====== Recorded information

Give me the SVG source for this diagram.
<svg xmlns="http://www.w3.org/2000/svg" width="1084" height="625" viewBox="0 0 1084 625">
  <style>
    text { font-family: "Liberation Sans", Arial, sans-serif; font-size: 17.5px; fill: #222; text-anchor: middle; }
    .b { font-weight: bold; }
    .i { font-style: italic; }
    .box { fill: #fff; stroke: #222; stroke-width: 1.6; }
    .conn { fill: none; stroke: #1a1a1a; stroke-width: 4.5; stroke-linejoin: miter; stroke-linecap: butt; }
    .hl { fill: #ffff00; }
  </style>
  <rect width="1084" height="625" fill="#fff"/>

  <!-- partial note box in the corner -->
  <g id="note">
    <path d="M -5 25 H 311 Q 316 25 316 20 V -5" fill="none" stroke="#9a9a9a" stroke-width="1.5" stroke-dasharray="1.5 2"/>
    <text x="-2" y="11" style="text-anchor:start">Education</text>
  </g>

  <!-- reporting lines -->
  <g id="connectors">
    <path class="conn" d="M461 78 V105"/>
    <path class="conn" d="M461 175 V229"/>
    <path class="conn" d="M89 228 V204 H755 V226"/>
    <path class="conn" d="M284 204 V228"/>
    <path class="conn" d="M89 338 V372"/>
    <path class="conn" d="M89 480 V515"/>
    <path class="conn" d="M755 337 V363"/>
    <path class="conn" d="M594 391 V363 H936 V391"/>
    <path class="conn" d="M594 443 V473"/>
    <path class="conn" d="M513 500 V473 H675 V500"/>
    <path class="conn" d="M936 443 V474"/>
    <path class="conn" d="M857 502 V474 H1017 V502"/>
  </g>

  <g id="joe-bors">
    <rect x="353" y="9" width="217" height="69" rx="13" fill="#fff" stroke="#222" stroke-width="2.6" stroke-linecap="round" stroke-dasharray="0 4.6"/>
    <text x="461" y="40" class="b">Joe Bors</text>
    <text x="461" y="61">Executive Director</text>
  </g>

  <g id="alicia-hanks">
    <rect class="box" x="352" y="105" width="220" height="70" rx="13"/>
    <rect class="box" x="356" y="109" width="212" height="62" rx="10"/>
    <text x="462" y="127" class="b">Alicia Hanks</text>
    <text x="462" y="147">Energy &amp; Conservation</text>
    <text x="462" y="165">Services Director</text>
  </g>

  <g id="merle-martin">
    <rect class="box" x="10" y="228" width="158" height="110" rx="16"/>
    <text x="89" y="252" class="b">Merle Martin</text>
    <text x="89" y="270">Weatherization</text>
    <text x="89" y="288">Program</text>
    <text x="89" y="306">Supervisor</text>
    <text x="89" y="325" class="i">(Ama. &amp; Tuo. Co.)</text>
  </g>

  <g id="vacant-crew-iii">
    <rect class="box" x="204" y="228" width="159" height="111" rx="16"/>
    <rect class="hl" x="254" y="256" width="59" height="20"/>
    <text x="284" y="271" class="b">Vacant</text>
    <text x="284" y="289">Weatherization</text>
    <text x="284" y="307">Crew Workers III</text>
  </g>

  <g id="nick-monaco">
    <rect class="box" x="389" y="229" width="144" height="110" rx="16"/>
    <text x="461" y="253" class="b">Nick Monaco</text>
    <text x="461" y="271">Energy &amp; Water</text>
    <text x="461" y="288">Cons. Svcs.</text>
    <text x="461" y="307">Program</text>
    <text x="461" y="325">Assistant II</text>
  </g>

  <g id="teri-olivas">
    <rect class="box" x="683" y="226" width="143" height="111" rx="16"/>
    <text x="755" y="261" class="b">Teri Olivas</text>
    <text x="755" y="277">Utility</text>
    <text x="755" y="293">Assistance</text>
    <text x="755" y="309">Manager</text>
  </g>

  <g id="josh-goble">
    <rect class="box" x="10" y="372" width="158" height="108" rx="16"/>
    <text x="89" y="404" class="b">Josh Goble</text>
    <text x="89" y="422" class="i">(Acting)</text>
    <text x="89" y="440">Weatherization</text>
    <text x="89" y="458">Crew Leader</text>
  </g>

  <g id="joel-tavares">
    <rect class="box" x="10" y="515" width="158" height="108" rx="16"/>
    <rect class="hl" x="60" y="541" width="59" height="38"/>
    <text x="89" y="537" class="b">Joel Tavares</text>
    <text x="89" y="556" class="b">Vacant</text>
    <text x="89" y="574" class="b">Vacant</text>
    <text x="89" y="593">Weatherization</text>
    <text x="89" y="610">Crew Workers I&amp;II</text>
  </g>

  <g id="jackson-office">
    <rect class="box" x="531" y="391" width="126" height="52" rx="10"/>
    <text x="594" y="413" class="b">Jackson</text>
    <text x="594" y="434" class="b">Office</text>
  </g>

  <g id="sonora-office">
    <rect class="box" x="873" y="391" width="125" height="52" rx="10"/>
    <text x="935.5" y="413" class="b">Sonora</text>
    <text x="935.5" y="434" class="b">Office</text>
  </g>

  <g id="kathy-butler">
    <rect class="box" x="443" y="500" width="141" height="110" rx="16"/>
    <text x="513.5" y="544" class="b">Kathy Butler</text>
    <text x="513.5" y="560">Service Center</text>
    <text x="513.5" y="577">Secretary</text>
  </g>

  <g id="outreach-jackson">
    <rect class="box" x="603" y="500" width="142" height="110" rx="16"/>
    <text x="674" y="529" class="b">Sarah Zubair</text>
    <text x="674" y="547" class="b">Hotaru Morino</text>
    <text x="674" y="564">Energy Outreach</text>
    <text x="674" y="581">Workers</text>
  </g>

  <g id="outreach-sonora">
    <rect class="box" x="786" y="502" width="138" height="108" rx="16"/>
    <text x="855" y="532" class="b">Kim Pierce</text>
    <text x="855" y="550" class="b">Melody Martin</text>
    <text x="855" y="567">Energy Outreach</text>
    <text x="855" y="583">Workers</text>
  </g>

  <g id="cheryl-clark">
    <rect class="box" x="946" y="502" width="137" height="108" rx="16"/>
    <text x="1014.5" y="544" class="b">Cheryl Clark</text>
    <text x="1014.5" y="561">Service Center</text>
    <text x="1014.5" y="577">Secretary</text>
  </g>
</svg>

============

= Exercise aim =
Once more, set down the full listing, verbatim.

= Solution to the problem =
Give me the SVG source for this diagram.
<svg xmlns="http://www.w3.org/2000/svg" width="1084" height="625" viewBox="0 0 1084 625">
  <style>
    text { font-family: "Liberation Sans", Arial, sans-serif; font-size: 17.5px; fill: #222; text-anchor: middle; }
    .b { font-weight: bold; }
    .i { font-style: italic; }
    .box { fill: #fff; stroke: #222; stroke-width: 1.6; }
    .conn { fill: none; stroke: #1a1a1a; stroke-width: 4.5; stroke-linejoin: miter; stroke-linecap: butt; }
    .hl { fill: #ffff00; }
  </style>
  <rect width="1084" height="625" fill="#fff"/>

  <!-- partial note box in the corner -->
  <g id="note">
    <path d="M -5 25 H 311 Q 316 25 316 20 V -5" fill="none" stroke="#9a9a9a" stroke-width="1.5" stroke-dasharray="1.5 2"/>
    <text x="-2" y="11" style="text-anchor:start">Education</text>
  </g>

  <!-- reporting lines -->
  <g id="connectors">
    <path class="conn" d="M461 78 V105"/>
    <path class="conn" d="M461 175 V229"/>
    <path class="conn" d="M89 228 V204 H755 V226"/>
    <path class="conn" d="M284 204 V228"/>
    <path class="conn" d="M89 338 V372"/>
    <path class="conn" d="M89 480 V515"/>
    <path class="conn" d="M755 337 V363"/>
    <path class="conn" d="M594 391 V363 H936 V391"/>
    <path class="conn" d="M594 443 V473"/>
    <path class="conn" d="M513 500 V473 H675 V500"/>
    <path class="conn" d="M936 443 V474"/>
    <path class="conn" d="M857 502 V474 H1017 V502"/>
  </g>

  <g id="joe-bors">
    <rect x="353" y="9" width="217" height="69" rx="13" fill="#fff" stroke="#222" stroke-width="2.6" stroke-linecap="round" stroke-dasharray="0 4.6"/>
    <text x="461" y="40" class="b">Joe Bors</text>
    <text x="461" y="61">Executive Director</text>
  </g>

  <g id="alicia-hanks">
    <rect class="box" x="352" y="105" width="220" height="70" rx="13"/>
    <rect class="box" x="356" y="109" width="212" height="62" rx="10"/>
    <text x="462" y="127" class="b">Alicia Hanks</text>
    <text x="462" y="147">Energy &amp; Conservation</text>
    <text x="462" y="165">Services Director</text>
  </g>

  <g id="merle-martin">
    <rect class="box" x="10" y="228" width="158" height="110" rx="16"/>
    <text x="89" y="252" class="b">Merle Martin</text>
    <text x="89" y="270">Weatherization</text>
    <text x="89" y="288">Program</text>
    <text x="89" y="306">Supervisor</text>
    <text x="89" y="325" class="i">(Ama. &amp; Tuo. Co.)</text>
  </g>

  <g id="vacant-crew-iii">
    <rect class="box" x="204" y="228" width="159" height="111" rx="16"/>
    <rect class="hl" x="254" y="256" width="59" height="20"/>
    <text x="284" y="271" class="b">Vacant</text>
    <text x="284" y="289">Weatherization</text>
    <text x="284" y="307">Crew Workers III</text>
  </g>

  <g id="nick-monaco">
    <rect class="box" x="389" y="229" width="144" height="110" rx="16"/>
    <text x="461" y="253" class="b">Nick Monaco</text>
    <text x="461" y="271">Energy &amp; Water</text>
    <text x="461" y="288">Cons. Svcs.</text>
    <text x="461" y="307">Program</text>
    <text x="461" y="325">Assistant II</text>
  </g>

  <g id="teri-olivas">
    <rect class="box" x="683" y="226" width="143" height="111" rx="16"/>
    <text x="755" y="261" class="b">Teri Olivas</text>
    <text x="755" y="277">Utility</text>
    <text x="755" y="293">Assistance</text>
    <text x="755" y="309">Manager</text>
  </g>

  <g id="josh-goble">
    <rect class="box" x="10" y="372" width="158" height="108" rx="16"/>
    <text x="89" y="404" class="b">Josh Goble</text>
    <text x="89" y="422" class="i">(Acting)</text>
    <text x="89" y="440">Weatherization</text>
    <text x="89" y="458">Crew Leader</text>
  </g>

  <g id="joel-tavares">
    <rect class="box" x="10" y="515" width="158" height="108" rx="16"/>
    <rect class="hl" x="60" y="541" width="59" height="38"/>
    <text x="89" y="537" class="b">Joel Tavares</text>
    <text x="89" y="556" class="b">Vacant</text>
    <text x="89" y="574" class="b">Vacant</text>
    <text x="89" y="593">Weatherization</text>
    <text x="89" y="610">Crew Workers I&amp;II</text>
  </g>

  <g id="jackson-office">
    <rect class="box" x="531" y="391" width="126" height="52" rx="10"/>
    <text x="594" y="413" class="b">Jackson</text>
    <text x="594" y="434" class="b">Office</text>
  </g>

  <g id="sonora-office">
    <rect class="box" x="873" y="391" width="125" height="52" rx="10"/>
    <text x="935.5" y="413" class="b">Sonora</text>
    <text x="935.5" y="434" class="b">Office</text>
  </g>

  <g id="kathy-butler">
    <rect class="box" x="443" y="500" width="141" height="110" rx="16"/>
    <text x="513.5" y="544" class="b">Kathy Butler</text>
    <text x="513.5" y="560">Service Center</text>
    <text x="513.5" y="577">Secretary</text>
  </g>

  <g id="outreach-jackson">
    <rect class="box" x="603" y="500" width="142" height="110" rx="16"/>
    <text x="674" y="529" class="b">Sarah Zubair</text>
    <text x="674" y="547" class="b">Hotaru Morino</text>
    <text x="674" y="564">Energy Outreach</text>
    <text x="674" y="581">Workers</text>
  </g>

  <g id="outreach-sonora">
    <rect class="box" x="786" y="502" width="138" height="108" rx="16"/>
    <text x="855" y="532" class="b">Kim Pierce</text>
    <text x="855" y="550" class="b">Melody Martin</text>
    <text x="855" y="567">Energy Outreach</text>
    <text x="855" y="583">Workers</text>
  </g>

  <g id="cheryl-clark">
    <rect class="box" x="946" y="502" width="137" height="108" rx="16"/>
    <text x="1014.5" y="544" class="b">Cheryl Clark</text>
    <text x="1014.5" y="561">Service Center</text>
    <text x="1014.5" y="577">Secretary</text>
  </g>
</svg>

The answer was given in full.